(Collected data entries)
————
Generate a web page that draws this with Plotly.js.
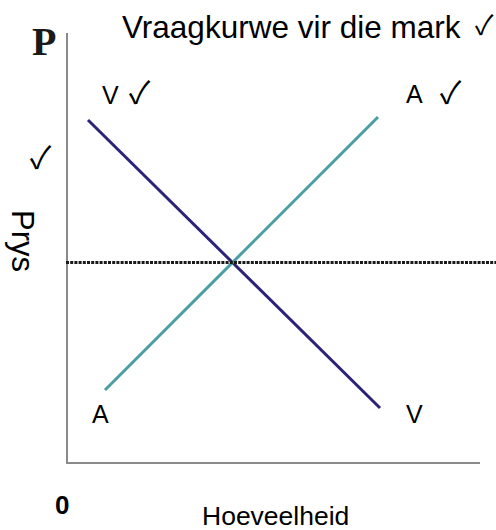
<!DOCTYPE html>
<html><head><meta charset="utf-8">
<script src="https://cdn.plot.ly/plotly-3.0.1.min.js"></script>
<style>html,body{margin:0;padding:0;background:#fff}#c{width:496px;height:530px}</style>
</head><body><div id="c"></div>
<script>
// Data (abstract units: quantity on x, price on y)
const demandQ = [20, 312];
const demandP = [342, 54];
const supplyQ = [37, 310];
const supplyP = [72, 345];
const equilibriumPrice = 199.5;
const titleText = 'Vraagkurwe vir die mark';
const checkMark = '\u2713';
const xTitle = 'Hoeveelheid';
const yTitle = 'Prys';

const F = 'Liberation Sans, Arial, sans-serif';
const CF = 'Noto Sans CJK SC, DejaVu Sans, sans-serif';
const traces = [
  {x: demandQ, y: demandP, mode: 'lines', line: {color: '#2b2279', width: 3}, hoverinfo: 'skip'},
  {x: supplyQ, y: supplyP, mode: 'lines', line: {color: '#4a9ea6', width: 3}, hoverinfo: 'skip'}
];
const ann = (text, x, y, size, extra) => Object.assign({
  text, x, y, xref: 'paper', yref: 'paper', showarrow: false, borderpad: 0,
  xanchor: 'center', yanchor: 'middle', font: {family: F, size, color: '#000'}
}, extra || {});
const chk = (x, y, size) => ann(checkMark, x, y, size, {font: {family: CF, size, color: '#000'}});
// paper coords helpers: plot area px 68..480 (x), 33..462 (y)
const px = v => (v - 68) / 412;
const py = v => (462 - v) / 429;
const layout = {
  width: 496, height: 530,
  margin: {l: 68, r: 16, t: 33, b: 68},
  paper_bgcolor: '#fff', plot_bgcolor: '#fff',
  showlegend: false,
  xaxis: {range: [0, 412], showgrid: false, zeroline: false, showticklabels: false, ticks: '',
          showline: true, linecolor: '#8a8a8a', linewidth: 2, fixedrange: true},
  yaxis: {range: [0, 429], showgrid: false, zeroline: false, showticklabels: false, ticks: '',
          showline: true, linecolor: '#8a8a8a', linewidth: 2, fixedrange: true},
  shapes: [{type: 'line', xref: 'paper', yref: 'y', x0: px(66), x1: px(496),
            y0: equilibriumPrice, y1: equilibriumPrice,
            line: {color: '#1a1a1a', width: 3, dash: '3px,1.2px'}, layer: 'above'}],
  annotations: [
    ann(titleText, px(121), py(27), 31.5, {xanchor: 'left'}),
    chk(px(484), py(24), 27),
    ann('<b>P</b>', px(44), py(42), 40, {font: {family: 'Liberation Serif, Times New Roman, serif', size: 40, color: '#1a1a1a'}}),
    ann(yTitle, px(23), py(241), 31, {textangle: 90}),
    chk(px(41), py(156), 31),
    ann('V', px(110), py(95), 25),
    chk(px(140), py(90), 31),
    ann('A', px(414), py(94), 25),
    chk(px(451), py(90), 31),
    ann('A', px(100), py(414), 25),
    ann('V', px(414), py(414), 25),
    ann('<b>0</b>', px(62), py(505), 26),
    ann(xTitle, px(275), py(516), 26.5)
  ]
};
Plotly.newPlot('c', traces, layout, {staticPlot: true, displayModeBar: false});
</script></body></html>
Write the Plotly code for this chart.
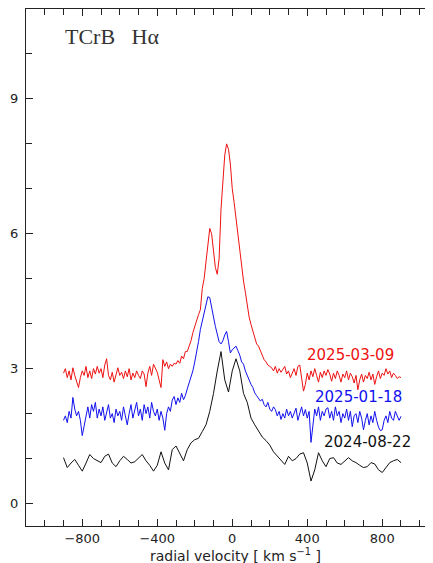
————
* EXERCISE OBJECTIVE: Omit the pictures. Transcribe every record exactly.

* REPLY TO THE TASK:
Generate a web page that draws this with Plotly.js.
<!DOCTYPE html>
<html><head><meta charset="utf-8">
<script src="https://cdn.plot.ly/plotly-3.0.1.min.js"></script>
<style>html,body{margin:0;padding:0;background:#fff}#c{width:496px;height:530px}</style>
</head><body><div id="c"></div>
<script>
// Data (abstract units: quantity on x, price on y)
const demandQ = [20, 312];
const demandP = [342, 54];
const supplyQ = [37, 310];
const supplyP = [72, 345];
const equilibriumPrice = 199.5;
const titleText = 'Vraagkurwe vir die mark';
const checkMark = '\u2713';
const xTitle = 'Hoeveelheid';
const yTitle = 'Prys';

const F = 'Liberation Sans, Arial, sans-serif';
const CF = 'Noto Sans CJK SC, DejaVu Sans, sans-serif';
const traces = [
  {x: demandQ, y: demandP, mode: 'lines', line: {color: '#2b2279', width: 3}, hoverinfo: 'skip'},
  {x: supplyQ, y: supplyP, mode: 'lines', line: {color: '#4a9ea6', width: 3}, hoverinfo: 'skip'}
];
const ann = (text, x, y, size, extra) => Object.assign({
  text, x, y, xref: 'paper', yref: 'paper', showarrow: false, borderpad: 0,
  xanchor: 'center', yanchor: 'middle', font: {family: F, size, color: '#000'}
}, extra || {});
const chk = (x, y, size) => ann(checkMark, x, y, size, {font: {family: CF, size, color: '#000'}});
// paper coords helpers: plot area px 68..480 (x), 33..462 (y)
const px = v => (v - 68) / 412;
const py = v => (462 - v) / 429;
const layout = {
  width: 496, height: 530,
  margin: {l: 68, r: 16, t: 33, b: 68},
  paper_bgcolor: '#fff', plot_bgcolor: '#fff',
  showlegend: false,
  xaxis: {range: [0, 412], showgrid: false, zeroline: false, showticklabels: false, ticks: '',
          showline: true, linecolor: '#8a8a8a', linewidth: 2, fixedrange: true},
  yaxis: {range: [0, 429], showgrid: false, zeroline: false, showticklabels: false, ticks: '',
          showline: true, linecolor: '#8a8a8a', linewidth: 2, fixedrange: true},
  shapes: [{type: 'line', xref: 'paper', yref: 'y', x0: px(66), x1: px(496),
            y0: equilibriumPrice, y1: equilibriumPrice,
            line: {color: '#1a1a1a', width: 3, dash: '3px,1.2px'}, layer: 'above'}],
  annotations: [
    ann(titleText, px(121), py(27), 31.5, {xanchor: 'left'}),
    chk(px(484), py(24), 27),
    ann('<b>P</b>', px(44), py(42), 40, {font: {family: 'Liberation Serif, Times New Roman, serif', size: 40, color: '#1a1a1a'}}),
    ann(yTitle, px(23), py(241), 31, {textangle: 90}),
    chk(px(41), py(156), 31),
    ann('V', px(110), py(95), 25),
    chk(px(140), py(90), 31),
    ann('A', px(414), py(94), 25),
    chk(px(451), py(90), 31),
    ann('A', px(100), py(414), 25),
    ann('V', px(414), py(414), 25),
    ann('<b>0</b>', px(62), py(505), 26),
    ann(xTitle, px(275), py(516), 26.5)
  ]
};
Plotly.newPlot('c', traces, layout, {staticPlot: true, displayModeBar: false});
</script></body></html>
Write the Plotly code for this chart.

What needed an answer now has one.